● **Aim**: Locate every line in the records below that contains the word "page", and copy each one.

— Start Extracted entries —

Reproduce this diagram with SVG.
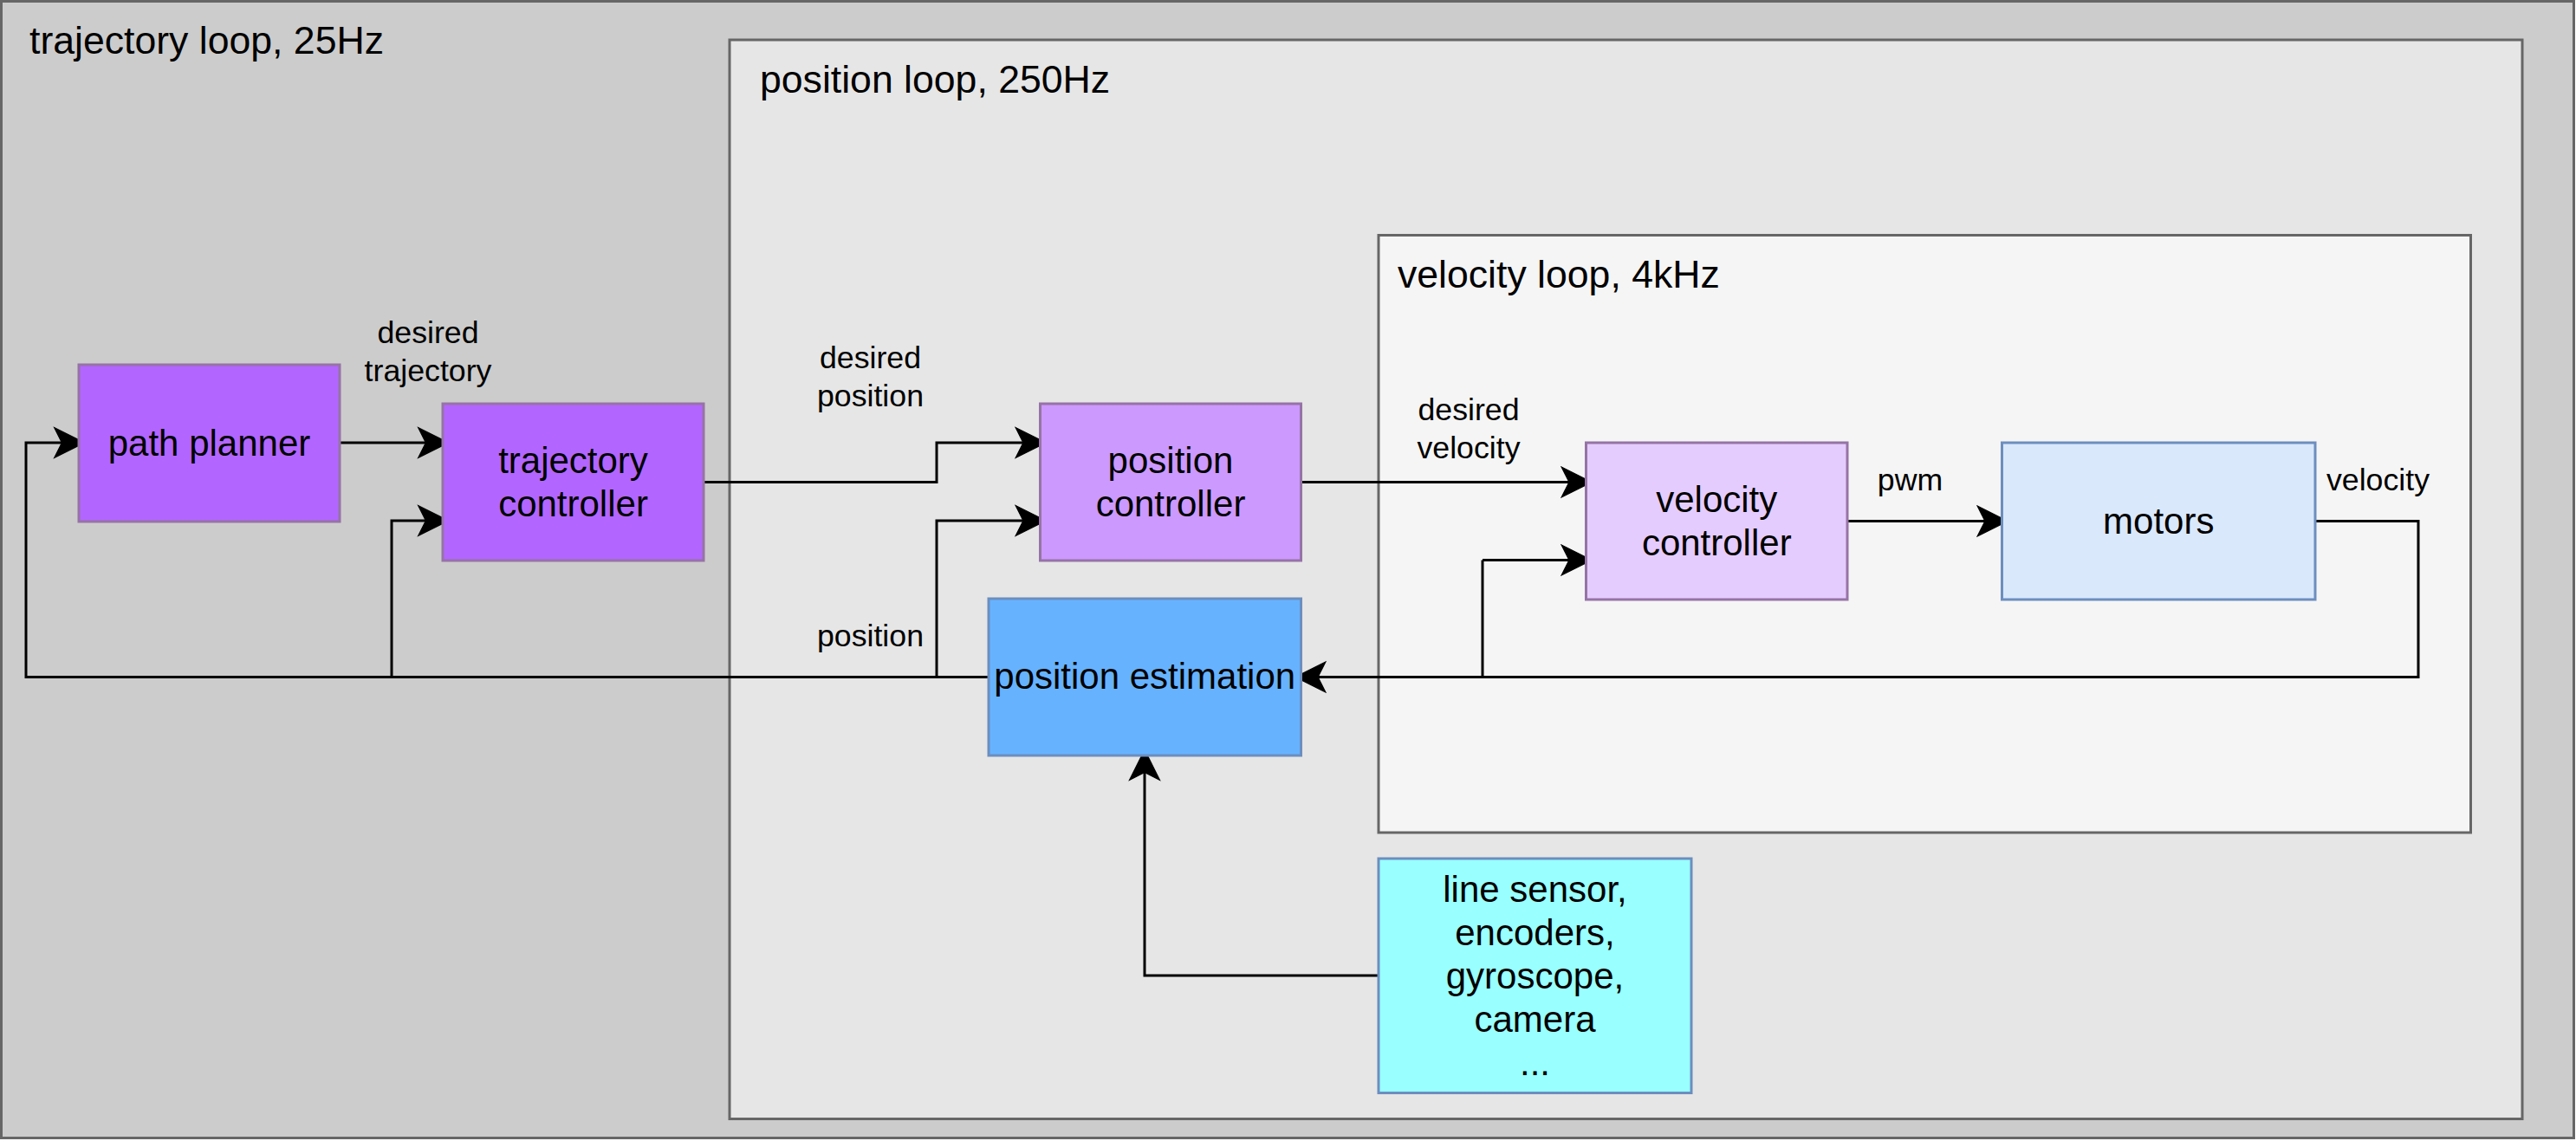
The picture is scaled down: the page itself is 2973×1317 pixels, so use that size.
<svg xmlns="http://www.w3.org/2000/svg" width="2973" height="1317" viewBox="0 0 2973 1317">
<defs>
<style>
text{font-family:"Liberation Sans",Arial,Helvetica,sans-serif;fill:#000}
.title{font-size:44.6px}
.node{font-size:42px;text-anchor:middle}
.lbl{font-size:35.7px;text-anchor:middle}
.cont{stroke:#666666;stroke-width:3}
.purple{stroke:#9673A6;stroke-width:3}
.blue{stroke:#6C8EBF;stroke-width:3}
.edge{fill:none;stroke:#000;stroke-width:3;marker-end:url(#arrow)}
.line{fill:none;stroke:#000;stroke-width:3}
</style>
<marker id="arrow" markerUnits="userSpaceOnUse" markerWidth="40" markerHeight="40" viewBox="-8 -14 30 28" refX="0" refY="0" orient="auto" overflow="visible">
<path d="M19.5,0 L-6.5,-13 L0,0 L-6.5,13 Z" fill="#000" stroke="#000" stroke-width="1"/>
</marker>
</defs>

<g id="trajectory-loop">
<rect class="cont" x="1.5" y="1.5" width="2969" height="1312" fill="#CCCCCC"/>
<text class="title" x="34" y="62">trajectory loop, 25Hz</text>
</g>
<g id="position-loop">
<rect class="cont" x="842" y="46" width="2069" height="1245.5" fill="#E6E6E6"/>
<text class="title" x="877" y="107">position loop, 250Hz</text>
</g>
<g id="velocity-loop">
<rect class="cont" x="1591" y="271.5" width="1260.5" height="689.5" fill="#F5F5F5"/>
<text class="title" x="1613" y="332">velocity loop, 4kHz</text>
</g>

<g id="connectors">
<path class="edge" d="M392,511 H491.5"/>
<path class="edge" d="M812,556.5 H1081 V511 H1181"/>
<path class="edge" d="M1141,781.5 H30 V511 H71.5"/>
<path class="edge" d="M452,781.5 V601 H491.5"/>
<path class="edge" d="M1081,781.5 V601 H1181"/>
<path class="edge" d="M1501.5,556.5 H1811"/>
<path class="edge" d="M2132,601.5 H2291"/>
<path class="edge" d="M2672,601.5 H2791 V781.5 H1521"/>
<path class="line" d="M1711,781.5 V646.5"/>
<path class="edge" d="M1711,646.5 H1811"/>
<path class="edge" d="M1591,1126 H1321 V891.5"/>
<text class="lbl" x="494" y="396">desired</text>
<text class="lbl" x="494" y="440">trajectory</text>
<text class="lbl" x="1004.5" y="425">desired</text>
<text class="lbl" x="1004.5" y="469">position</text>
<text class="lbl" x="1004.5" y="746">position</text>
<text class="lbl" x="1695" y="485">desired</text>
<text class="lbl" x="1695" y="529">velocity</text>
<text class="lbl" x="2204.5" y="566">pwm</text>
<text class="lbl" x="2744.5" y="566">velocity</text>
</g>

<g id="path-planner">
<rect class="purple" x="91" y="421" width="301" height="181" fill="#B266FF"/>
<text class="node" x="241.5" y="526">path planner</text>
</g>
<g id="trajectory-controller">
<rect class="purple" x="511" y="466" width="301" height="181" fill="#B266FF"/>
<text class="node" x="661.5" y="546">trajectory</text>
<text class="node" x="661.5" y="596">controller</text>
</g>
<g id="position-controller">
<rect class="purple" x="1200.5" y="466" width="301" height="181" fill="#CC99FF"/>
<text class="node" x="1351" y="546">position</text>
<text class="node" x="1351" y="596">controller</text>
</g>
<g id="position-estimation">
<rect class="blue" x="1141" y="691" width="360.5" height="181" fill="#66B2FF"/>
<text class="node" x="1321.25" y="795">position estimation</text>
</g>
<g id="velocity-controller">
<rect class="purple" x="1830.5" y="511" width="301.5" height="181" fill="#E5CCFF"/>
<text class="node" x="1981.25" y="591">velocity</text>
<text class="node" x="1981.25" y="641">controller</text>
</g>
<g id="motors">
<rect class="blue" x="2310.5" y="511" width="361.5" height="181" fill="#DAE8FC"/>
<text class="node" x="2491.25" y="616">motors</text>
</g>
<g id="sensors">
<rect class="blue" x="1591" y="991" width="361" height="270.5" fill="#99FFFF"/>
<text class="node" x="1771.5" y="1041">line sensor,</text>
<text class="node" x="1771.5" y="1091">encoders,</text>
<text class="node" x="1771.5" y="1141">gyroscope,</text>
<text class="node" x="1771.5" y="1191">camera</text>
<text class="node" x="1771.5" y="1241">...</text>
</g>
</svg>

— End Extracted entries —
— Start Extracted entries —

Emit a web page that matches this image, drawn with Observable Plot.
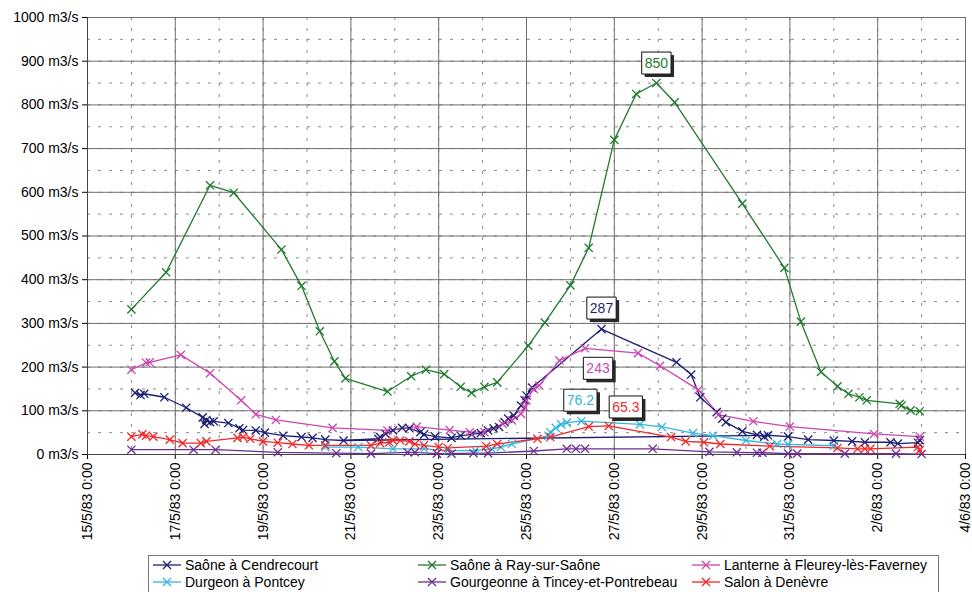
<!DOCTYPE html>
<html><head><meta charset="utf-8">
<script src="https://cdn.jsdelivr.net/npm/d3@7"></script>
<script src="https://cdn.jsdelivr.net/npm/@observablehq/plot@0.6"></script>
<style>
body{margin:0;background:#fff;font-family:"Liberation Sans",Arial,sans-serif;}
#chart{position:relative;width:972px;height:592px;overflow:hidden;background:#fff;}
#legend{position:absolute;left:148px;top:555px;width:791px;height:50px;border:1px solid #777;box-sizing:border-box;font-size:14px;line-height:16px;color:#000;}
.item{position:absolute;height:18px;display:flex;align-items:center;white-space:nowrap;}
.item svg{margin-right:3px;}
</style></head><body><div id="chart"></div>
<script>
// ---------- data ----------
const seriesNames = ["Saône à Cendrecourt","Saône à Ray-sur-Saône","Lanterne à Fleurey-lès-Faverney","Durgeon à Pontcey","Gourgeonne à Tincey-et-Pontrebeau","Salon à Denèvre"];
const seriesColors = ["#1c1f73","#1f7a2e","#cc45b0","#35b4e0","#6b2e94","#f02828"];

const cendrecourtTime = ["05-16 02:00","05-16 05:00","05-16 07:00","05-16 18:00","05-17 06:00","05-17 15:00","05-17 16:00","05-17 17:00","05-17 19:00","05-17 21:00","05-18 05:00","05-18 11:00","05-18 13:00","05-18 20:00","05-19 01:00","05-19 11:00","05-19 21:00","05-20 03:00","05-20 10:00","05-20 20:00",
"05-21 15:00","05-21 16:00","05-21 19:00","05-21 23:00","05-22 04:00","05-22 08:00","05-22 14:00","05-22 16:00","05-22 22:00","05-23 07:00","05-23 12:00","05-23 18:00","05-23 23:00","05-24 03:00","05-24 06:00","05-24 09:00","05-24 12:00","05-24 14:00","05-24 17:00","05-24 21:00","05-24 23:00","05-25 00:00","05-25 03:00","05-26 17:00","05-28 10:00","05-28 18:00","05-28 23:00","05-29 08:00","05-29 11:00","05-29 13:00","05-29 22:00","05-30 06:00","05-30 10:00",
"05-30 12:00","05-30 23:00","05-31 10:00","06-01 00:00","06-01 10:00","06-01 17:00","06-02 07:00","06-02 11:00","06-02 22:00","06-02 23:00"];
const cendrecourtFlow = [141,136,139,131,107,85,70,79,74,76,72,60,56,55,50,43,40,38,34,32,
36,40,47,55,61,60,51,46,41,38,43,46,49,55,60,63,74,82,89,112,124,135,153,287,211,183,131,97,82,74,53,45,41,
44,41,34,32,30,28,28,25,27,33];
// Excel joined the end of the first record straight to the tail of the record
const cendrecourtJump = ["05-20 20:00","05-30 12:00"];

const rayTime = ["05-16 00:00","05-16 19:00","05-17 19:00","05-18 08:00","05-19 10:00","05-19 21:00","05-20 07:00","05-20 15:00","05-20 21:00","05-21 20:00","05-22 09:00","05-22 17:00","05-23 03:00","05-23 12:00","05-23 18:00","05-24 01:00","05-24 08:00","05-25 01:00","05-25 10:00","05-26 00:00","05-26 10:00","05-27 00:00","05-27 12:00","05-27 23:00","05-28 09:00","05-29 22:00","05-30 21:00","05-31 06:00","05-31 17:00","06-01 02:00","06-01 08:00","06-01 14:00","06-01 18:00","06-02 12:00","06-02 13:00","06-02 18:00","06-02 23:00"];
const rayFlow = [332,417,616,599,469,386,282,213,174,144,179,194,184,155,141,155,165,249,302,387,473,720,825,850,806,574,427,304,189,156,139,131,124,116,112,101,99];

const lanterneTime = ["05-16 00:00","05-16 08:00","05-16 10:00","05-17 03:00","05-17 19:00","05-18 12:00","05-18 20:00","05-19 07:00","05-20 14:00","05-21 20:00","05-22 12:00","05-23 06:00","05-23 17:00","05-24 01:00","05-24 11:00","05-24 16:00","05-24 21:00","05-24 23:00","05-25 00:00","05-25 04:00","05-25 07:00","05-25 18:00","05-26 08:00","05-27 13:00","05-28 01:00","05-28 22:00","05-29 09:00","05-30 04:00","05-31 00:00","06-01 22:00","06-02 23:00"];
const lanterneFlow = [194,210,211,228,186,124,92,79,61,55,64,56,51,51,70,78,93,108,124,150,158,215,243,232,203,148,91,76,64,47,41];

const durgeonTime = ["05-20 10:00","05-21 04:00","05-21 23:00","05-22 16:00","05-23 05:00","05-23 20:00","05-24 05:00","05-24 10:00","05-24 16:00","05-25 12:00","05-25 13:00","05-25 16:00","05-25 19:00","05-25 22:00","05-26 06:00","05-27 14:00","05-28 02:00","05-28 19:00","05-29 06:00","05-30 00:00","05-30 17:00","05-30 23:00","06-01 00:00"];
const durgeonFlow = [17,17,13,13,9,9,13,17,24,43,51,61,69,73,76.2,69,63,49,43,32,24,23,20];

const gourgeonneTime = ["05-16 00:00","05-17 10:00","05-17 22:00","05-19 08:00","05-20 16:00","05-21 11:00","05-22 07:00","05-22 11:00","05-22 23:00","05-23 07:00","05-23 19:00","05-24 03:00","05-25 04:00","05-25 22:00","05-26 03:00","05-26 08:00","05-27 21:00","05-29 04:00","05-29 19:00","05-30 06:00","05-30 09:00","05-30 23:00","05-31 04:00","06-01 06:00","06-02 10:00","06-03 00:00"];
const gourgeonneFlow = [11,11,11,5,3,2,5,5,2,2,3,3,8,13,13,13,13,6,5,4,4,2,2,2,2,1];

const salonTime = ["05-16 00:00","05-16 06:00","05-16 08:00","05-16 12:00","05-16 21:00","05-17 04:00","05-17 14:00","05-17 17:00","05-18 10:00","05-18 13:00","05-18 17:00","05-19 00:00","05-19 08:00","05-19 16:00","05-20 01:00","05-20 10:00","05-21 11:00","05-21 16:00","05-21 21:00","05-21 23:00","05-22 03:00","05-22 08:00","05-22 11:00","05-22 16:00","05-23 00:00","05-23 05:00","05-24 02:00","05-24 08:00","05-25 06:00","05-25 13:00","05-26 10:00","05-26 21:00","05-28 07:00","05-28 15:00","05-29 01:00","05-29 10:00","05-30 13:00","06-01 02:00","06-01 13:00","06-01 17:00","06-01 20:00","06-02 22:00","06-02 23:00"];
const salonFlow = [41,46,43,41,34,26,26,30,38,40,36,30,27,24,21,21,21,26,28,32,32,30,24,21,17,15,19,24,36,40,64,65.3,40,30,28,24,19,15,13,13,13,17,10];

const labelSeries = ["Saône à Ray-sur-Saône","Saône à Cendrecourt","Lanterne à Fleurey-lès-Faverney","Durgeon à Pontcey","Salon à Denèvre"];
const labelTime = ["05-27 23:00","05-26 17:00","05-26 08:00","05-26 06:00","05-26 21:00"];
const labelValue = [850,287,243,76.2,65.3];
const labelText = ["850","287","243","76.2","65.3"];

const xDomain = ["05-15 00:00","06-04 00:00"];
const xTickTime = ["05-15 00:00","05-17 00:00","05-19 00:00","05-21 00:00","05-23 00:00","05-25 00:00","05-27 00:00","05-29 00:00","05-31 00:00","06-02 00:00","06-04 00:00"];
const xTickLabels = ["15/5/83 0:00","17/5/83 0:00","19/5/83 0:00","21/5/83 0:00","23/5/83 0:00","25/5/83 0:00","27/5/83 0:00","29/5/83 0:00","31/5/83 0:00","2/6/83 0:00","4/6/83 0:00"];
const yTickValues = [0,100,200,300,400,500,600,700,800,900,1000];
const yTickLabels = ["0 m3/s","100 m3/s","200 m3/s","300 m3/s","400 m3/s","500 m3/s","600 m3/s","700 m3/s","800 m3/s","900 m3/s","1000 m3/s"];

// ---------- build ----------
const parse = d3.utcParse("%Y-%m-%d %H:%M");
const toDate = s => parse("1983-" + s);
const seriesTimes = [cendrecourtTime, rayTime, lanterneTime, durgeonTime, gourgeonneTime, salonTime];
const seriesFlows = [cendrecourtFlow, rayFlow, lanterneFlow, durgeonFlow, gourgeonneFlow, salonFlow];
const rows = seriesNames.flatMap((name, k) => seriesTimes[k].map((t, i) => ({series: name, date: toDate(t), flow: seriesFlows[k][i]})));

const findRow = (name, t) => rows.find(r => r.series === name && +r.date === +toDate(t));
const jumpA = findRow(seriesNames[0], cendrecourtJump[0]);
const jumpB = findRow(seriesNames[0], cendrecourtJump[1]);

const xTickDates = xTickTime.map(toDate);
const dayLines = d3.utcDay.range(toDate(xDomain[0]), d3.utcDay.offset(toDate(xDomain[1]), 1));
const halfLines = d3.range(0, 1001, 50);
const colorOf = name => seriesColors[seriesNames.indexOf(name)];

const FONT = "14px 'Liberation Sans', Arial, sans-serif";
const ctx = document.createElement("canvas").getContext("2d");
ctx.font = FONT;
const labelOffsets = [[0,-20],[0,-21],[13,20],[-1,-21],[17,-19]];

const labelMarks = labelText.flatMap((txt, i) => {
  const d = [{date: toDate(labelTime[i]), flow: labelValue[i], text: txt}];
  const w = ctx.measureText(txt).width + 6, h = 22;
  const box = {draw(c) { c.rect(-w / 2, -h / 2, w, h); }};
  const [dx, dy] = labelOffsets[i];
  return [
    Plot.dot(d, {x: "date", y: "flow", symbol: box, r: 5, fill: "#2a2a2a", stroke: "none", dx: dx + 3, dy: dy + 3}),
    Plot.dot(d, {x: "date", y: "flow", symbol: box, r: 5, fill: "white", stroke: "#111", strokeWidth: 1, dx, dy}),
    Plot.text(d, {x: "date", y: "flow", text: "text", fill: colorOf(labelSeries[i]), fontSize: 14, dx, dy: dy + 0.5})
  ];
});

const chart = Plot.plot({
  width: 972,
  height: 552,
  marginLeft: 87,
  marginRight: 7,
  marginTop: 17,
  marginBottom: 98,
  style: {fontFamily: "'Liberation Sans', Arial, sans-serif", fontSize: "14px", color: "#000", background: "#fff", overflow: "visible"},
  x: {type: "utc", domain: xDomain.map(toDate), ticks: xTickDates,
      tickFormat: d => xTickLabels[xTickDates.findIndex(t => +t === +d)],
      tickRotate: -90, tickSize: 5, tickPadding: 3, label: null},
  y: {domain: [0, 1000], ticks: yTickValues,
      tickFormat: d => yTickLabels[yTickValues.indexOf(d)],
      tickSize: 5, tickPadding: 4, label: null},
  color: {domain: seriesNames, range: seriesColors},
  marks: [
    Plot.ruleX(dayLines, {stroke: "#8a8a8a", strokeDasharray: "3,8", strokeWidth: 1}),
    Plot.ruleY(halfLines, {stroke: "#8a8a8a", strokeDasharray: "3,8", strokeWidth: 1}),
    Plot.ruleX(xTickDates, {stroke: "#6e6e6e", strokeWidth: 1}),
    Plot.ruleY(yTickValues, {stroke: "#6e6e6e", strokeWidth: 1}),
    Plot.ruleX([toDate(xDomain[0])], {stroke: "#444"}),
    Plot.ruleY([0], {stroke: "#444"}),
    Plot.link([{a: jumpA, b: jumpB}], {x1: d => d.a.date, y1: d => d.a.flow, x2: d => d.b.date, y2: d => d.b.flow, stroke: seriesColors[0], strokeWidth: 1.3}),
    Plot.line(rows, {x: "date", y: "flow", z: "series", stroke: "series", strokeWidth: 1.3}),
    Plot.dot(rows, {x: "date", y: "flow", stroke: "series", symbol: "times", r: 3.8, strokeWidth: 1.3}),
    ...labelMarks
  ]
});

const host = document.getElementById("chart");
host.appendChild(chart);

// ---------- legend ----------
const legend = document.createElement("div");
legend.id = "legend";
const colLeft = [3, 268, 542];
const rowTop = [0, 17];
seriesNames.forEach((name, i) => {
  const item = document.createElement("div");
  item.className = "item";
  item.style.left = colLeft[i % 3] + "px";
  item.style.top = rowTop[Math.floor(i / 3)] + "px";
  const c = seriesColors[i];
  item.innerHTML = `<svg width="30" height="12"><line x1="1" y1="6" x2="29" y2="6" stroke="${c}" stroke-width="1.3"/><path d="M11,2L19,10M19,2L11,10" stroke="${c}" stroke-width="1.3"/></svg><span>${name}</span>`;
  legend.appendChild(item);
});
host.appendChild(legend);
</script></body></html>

— End Extracted entries —

● **Response for this exercise**:
The picture is scaled down: the page itself is 2973×1317 pixels, so use that size.
Emit a web page that matches this image, drawn with Observable Plot.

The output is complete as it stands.